Privacy is emotional — we often value privacy when we feel vulnerable or powerless when confronted with creepy data practices. But in the court’s eyes, emotions don’t always constitute harm or a reason for structural change in how privacy is legally codified.
It might take a material perspective on widening privacy disparities — and their implication in broader social inequality — to catalyze the privacy improvements the U.S. desperately needs.
Apple’s leaders announced their plans for the App Tracking Transparency (ATT) update in 2020. In short, iOS users can refuse an app’s ability to track their activity on other apps and websites. The ATT update has led to sweeping three-quarters of iOS users opting out of cross-app tracking.
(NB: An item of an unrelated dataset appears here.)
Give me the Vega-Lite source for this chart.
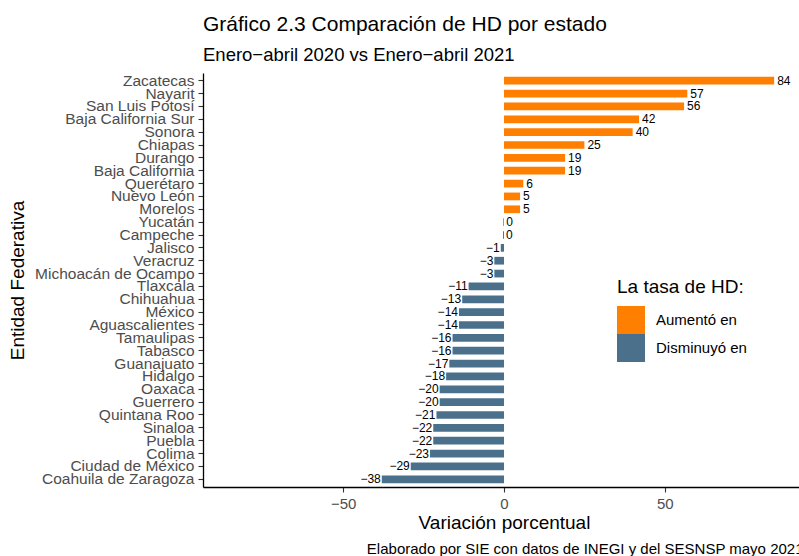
{
  "$schema": "https://vega.github.io/schema/vega-lite/v6.json",
  "autosize": {"type": "none"},
  "padding": {"left": 203, "top": 73, "right": 0, "bottom": 69},
  "width": 602,
  "height": 414,
  "background": "white",
  "config": {
    "font": "Liberation Sans",
    "view": {"stroke": null},
    "axis": {"grid": false, "labelFont": "Liberation Sans", "titleFont": "Liberation Sans", "titleFontWeight": "normal", "titleColor": "black", "labelColor": "#4D4D4D", "labelFontSize": 15, "titleFontSize": 19, "domainColor": "black", "domainWidth": 1.3, "tickColor": "#333333", "tickSize": 5, "tickWidth": 1.1, "labelPadding": 4},
    "legend": {"titleFont": "Liberation Sans", "labelFont": "Liberation Sans", "titleFontWeight": "normal"}
  },
  "title": {
    "text": "Gráfico 2.3 Comparación de HD por estado",
    "subtitle": "Enero−abril 2020 vs Enero−abril 2021",
    "anchor": "start",
    "frame": "group",
    "font": "Liberation Sans",
    "fontSize": 21,
    "fontWeight": "normal",
    "color": "black",
    "subtitleFont": "Liberation Sans",
    "subtitleFontSize": 18.5,
    "subtitleColor": "black",
    "subtitlePadding": 11,
    "offset": 9
  },
  "data": {
    "values": [
      {"estado": "Zacatecas", "valor": 84, "etiqueta": 84, "texto": "84", "tipo": "Aumentó en"},
      {"estado": "Nayarit", "valor": 57, "etiqueta": 57, "texto": "57", "tipo": "Aumentó en"},
      {"estado": "San Luis Potosí", "valor": 56, "etiqueta": 56, "texto": "56", "tipo": "Aumentó en"},
      {"estado": "Baja California Sur", "valor": 42, "etiqueta": 42, "texto": "42", "tipo": "Aumentó en"},
      {"estado": "Sonora", "valor": 40, "etiqueta": 40, "texto": "40", "tipo": "Aumentó en"},
      {"estado": "Chiapas", "valor": 25, "etiqueta": 25, "texto": "25", "tipo": "Aumentó en"},
      {"estado": "Durango", "valor": 19, "etiqueta": 19, "texto": "19", "tipo": "Aumentó en"},
      {"estado": "Baja California", "valor": 19, "etiqueta": 19, "texto": "19", "tipo": "Aumentó en"},
      {"estado": "Querétaro", "valor": 6, "etiqueta": 6, "texto": "\u00a06", "tipo": "Aumentó en"},
      {"estado": "Nuevo León", "valor": 5, "etiqueta": 5, "texto": "\u00a05", "tipo": "Aumentó en"},
      {"estado": "Morelos", "valor": 5, "etiqueta": 5, "texto": "\u00a05", "tipo": "Aumentó en"},
      {"estado": "Yucatán", "valor": -0.2, "etiqueta": 0, "texto": "0", "tipo": "Disminuyó en"},
      {"estado": "Campeche", "valor": -0.3, "etiqueta": 0, "texto": "0", "tipo": "Disminuyó en"},
      {"estado": "Jalisco", "valor": -1, "etiqueta": -1, "texto": "−1", "tipo": "Disminuyó en"},
      {"estado": "Veracruz", "valor": -3, "etiqueta": -3, "texto": "−3", "tipo": "Disminuyó en"},
      {"estado": "Michoacán de Ocampo", "valor": -3, "etiqueta": -3, "texto": "−3", "tipo": "Disminuyó en"},
      {"estado": "Tlaxcala", "valor": -11, "etiqueta": -11, "texto": "−11", "tipo": "Disminuyó en"},
      {"estado": "Chihuahua", "valor": -13, "etiqueta": -13, "texto": "−13", "tipo": "Disminuyó en"},
      {"estado": "México", "valor": -14, "etiqueta": -14, "texto": "−14", "tipo": "Disminuyó en"},
      {"estado": "Aguascalientes", "valor": -14, "etiqueta": -14, "texto": "−14", "tipo": "Disminuyó en"},
      {"estado": "Tamaulipas", "valor": -16, "etiqueta": -16, "texto": "−16", "tipo": "Disminuyó en"},
      {"estado": "Tabasco", "valor": -16, "etiqueta": -16, "texto": "−16", "tipo": "Disminuyó en"},
      {"estado": "Guanajuato", "valor": -17, "etiqueta": -17, "texto": "−17", "tipo": "Disminuyó en"},
      {"estado": "Hidalgo", "valor": -18, "etiqueta": -18, "texto": "−18", "tipo": "Disminuyó en"},
      {"estado": "Oaxaca", "valor": -20, "etiqueta": -20, "texto": "−20", "tipo": "Disminuyó en"},
      {"estado": "Guerrero", "valor": -20, "etiqueta": -20, "texto": "−20", "tipo": "Disminuyó en"},
      {"estado": "Quintana Roo", "valor": -21, "etiqueta": -21, "texto": "−21", "tipo": "Disminuyó en"},
      {"estado": "Sinaloa", "valor": -22, "etiqueta": -22, "texto": "−22", "tipo": "Disminuyó en"},
      {"estado": "Puebla", "valor": -22, "etiqueta": -22, "texto": "−22", "tipo": "Disminuyó en"},
      {"estado": "Colima", "valor": -23, "etiqueta": -23, "texto": "−23", "tipo": "Disminuyó en"},
      {"estado": "Ciudad de México", "valor": -29, "etiqueta": -29, "texto": "−29", "tipo": "Disminuyó en"},
      {"estado": "Coahuila de Zaragoza", "valor": -38, "etiqueta": -38, "texto": "−38", "tipo": "Disminuyó en"}
    ]
  },
  "encoding": {
    "y": {
      "field": "estado",
      "type": "nominal",
      "sort": null,
      "scale": {"paddingInner": 0.4, "paddingOuter": 0.3},
      "axis": {"title": "Entidad Federativa", "titlePadding": 7, "labelFontSize": 15.5}
    }
  },
  "layer": [
    {
      "mark": {"type": "bar"},
      "encoding": {
        "x": {
          "field": "valor",
          "type": "quantitative",
          "scale": {"domain": [-93.6, 93.6], "nice": false, "zero": false},
          "axis": {"title": "Variación porcentual", "values": [-50, 0, 50], "titlePadding": 2, "orient": "bottom"}
        },
        "x2": {"datum": 0},
        "color": {
          "field": "tipo",
          "type": "nominal",
          "scale": {"domain": ["Aumentó en", "Disminuyó en"], "range": ["#FF7F00", "#4A708B"]},
          "legend": {
            "title": "La tasa de HD:",
            "orient": "none",
            "legendX": 414,
            "legendY": 205,
            "titleFontSize": 19,
            "titleColor": "black",
            "titlePadding": 9,
            "labelFontSize": 15,
            "labelColor": "black",
            "labelOffset": 11,
            "symbolType": "square",
            "symbolSize": 784,
            "symbolStrokeWidth": 0,
            "symbolOpacity": 1,
            "rowPadding": 0
          }
        }
      }
    },
    {
      "transform": [{"filter": "datum.etiqueta >= 0"}],
      "mark": {"type": "text", "align": "left", "baseline": "middle", "dx": 3, "fontSize": 12, "color": "black", "font": "Liberation Sans"},
      "encoding": {
        "x": {"field": "valor", "type": "quantitative", "scale": {"domain": [-93.6, 93.6], "nice": false, "zero": false}, "axis": null},
        "text": {"field": "texto"}
      }
    },
    {
      "transform": [{"filter": "datum.etiqueta < 0"}],
      "mark": {"type": "text", "align": "right", "baseline": "middle", "dx": -1, "fontSize": 12, "color": "black", "font": "Liberation Sans"},
      "encoding": {
        "x": {
          "field": "valor",
          "type": "quantitative",
          "scale": {"domain": [-93.6, 93.6], "nice": false, "zero": false},
          "axis": {
            "orient": "bottom",
            "title": "Elaborado por SIE con datos de INEGI y del SESNSP mayo 2021",
            "labels": false, "ticks": false, "domain": false,
            "titleFontSize": 15, "titleColor": "black",
            "titleAnchor": "end", "titleAlign": "right", "titleBaseline": "alphabetic",
            "titleX": 600, "titleY": 66
          }
        },
        "text": {"field": "texto"}
      }
    }
  ],
  "resolve": {"scale": {"x": "independent"}}
}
With fewer data available to advertisers looking to develop individual profiles for targeted advertising, targeted ads for iOS users look less effective and appealing to ad agencies. As a result, new findings show that advertisers spend one-third less on advertising spending on iOS devices.
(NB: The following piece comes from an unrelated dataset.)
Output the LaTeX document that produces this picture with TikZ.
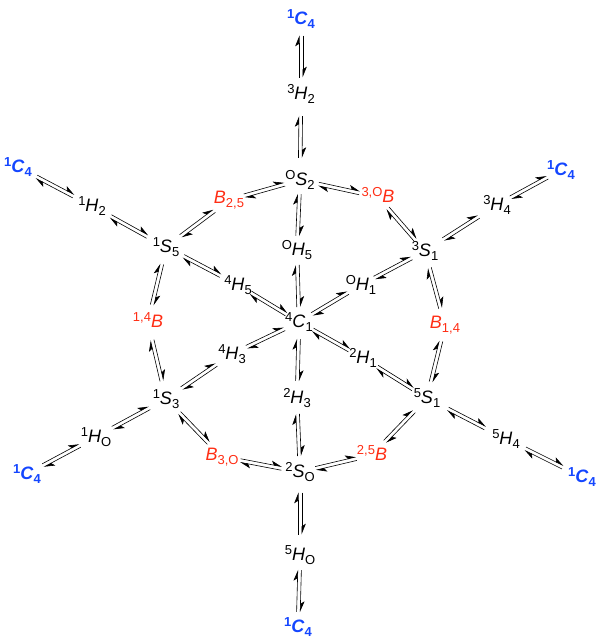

They are redirecting that capital into advertising on Android systems, which account for just over 42.06% of the mobile O.S. market share, compared to iOS at 57.62%.
Beyond a vague sense of creepiness, privacy disparities increasingly pose risks of material harm: emotional, reputational, economic, and otherwise. As many tech companies say, privacy belongs to all of us, so why does it cost so much? Whenever one user base gears up with privacy protections, companies redirect their data practices along the path of least resistance toward the populations with fewer resources, legal or technical, to control their data.